I'm currently working on my first quantitative project. I am doing an OLS regression in SPSS. I had to take the natural log of my DV in order for it to pass assumptions, and I want to do predicted values. I understand that merely exponentiating the sum of the regression coefficients (which correspond with the naturally-logged dependent variable) introduces bias into my predicted values. I have heard of Duan's Smearing Factor, but do not understand it, and I'm not even sure I need to use it. My residuals are normal and my scatterplot for my regression looks fine.

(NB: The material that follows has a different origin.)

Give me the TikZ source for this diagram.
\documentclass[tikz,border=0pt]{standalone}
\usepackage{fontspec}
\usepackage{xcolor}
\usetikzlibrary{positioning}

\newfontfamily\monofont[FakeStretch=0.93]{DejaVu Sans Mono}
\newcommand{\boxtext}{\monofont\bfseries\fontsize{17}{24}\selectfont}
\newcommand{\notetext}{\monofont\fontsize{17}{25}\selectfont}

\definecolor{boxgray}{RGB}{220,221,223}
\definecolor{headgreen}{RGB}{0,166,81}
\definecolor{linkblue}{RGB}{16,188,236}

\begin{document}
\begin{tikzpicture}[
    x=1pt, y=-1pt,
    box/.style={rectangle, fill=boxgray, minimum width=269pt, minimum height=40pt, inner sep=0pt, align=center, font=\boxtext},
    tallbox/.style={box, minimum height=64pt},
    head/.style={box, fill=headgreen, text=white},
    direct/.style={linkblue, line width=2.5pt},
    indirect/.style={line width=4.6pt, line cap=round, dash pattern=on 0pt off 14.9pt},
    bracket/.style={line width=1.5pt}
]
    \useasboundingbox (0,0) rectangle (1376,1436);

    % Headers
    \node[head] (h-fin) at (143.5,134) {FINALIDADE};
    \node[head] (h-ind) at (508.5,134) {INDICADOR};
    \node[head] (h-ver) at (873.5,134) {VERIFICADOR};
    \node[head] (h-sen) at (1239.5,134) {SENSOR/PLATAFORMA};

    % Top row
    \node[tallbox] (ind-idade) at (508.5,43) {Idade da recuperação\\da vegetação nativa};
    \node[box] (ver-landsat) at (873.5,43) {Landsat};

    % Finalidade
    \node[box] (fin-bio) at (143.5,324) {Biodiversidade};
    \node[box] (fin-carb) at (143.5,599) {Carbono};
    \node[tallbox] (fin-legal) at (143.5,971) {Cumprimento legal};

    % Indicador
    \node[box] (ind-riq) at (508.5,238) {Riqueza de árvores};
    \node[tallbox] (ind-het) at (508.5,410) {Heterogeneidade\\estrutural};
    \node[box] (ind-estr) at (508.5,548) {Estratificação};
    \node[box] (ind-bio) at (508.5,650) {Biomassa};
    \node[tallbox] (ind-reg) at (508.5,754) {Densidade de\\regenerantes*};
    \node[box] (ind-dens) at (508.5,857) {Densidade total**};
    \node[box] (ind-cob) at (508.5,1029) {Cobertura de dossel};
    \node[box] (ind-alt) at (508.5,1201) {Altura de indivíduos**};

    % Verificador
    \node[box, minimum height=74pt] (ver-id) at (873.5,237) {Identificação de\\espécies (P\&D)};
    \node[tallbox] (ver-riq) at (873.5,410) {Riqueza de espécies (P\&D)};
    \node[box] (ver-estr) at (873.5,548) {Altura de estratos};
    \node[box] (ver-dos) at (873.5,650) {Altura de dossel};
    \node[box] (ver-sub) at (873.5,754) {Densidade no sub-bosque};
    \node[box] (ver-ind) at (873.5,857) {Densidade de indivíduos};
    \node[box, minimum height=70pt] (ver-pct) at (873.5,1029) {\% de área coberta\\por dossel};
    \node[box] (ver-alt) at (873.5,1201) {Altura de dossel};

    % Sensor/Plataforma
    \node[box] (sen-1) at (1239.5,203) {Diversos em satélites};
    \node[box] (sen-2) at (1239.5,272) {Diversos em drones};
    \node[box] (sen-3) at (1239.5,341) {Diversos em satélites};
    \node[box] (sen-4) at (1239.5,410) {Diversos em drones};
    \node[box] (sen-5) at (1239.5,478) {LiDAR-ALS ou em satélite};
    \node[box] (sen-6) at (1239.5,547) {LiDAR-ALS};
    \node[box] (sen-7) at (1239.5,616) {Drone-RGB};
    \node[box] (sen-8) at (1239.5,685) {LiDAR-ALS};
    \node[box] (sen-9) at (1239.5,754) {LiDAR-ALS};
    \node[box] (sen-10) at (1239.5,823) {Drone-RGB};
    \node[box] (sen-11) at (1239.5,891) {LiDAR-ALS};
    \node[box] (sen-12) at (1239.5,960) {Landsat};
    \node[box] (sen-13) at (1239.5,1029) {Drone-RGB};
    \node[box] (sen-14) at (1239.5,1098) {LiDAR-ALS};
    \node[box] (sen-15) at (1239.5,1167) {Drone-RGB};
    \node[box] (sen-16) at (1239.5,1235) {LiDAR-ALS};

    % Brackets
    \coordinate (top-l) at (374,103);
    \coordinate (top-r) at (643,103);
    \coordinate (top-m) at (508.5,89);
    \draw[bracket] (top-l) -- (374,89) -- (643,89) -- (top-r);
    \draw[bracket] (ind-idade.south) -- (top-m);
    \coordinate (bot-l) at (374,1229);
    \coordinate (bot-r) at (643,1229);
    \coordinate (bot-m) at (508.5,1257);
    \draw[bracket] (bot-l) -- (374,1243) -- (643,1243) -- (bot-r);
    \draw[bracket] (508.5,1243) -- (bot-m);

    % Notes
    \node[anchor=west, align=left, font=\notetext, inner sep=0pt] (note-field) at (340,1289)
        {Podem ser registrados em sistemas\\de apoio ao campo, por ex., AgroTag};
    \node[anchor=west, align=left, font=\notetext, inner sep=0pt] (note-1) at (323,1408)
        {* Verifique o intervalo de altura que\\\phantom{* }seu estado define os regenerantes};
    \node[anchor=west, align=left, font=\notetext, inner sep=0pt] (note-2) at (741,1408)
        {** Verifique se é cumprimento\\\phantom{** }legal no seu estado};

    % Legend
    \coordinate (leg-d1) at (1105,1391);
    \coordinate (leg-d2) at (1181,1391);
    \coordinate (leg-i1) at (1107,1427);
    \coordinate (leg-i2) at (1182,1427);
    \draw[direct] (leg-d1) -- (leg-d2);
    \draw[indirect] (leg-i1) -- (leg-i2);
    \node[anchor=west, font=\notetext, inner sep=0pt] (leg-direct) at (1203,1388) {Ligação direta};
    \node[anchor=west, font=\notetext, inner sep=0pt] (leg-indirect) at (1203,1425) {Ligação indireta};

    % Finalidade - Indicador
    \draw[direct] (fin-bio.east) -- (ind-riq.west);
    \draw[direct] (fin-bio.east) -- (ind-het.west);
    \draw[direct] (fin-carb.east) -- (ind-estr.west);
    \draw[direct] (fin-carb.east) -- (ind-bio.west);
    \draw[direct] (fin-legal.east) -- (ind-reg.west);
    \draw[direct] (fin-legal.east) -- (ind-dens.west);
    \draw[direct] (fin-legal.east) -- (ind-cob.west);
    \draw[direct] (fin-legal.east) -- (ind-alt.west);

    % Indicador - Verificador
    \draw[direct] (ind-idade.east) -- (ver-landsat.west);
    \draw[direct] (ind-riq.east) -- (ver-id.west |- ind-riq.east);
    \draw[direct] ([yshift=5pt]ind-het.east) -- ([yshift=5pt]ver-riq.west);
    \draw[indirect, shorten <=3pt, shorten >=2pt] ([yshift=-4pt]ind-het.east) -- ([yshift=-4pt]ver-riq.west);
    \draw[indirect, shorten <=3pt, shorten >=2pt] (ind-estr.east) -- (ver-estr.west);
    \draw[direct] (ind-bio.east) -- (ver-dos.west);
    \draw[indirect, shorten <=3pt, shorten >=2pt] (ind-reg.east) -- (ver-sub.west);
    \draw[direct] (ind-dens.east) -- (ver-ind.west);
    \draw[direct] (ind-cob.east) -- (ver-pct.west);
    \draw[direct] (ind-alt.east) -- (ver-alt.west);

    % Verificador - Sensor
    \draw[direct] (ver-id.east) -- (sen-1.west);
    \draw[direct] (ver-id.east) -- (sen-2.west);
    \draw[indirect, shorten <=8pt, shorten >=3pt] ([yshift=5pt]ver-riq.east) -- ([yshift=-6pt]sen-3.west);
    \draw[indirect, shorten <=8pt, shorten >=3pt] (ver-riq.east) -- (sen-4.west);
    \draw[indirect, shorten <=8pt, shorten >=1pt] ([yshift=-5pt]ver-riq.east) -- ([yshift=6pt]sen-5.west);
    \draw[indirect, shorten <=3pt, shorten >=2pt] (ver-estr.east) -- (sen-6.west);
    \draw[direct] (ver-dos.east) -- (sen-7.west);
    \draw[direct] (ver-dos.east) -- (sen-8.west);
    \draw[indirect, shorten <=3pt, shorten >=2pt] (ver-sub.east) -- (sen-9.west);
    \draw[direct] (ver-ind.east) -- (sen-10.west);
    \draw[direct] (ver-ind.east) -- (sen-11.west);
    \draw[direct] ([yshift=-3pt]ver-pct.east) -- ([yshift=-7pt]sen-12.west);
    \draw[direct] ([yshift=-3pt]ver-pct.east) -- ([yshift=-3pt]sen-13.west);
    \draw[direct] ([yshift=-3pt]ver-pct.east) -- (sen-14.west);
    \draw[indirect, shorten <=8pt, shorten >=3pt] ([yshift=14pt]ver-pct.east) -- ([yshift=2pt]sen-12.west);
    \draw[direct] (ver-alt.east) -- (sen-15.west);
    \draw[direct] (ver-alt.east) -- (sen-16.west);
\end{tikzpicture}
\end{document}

Anyways, I found this article my Newman (1993) ( which seems to suggest that if my regression residuals are normal, then I can merely find my error term which makes my predicted values less biased by using the equation e^(error) = e^(mean square error / 2). I thus took the natural log of both sides, leaving me with my MSE of 1.066 / 2 for my error term (resulting in .533) to add to my predicted value equations before exponentiating their sums. I had previously calculated predicted values for both my non-logged model and my logged model (without error term). The former overestimated my DV (job tenure in months) and the latter underestimated it. However, with my new error term of .533, the predicted values seemed more correct. For instance, using independent variable values that reflect the median values of each variable in a predicted equation AND adding the error term gets me very close to the median of my dependent variable before it was logged. I hope that makes sense! The predicted values seem to be better after adding the error term I got from Newman's (1993) equation, but did I do it right?

My foremost concern is that Newman's work doesn't suggest to me that just having my dependent variable logged works with this equation to find the error term. I'm worried I need to have every variable logged, but that strikes me as very nonsensical.

Can anyone help me out in any way? My thesis adviser is gone for a couple weeks because of a family emergency, and my deadlines draw ever nearer! Thanks in advance! :]


Less is more. Stay pure. Stay poor.
Interesting article. It does seem to request all terms be logged.

Options, log just DV variable and interpret on changes in standard deviations or log all variables and used the proposed approach above.

I am sure there could be other approaches but I don't run a lot of linear reg models.
If I did log all terms and did this process to see if I got sensible values, how would I go about transforming my categorical variables that have values right now of 0, 1, etc.? I think taking the natural log of those (e.g., sex, marital status, etc.) would obviously not work.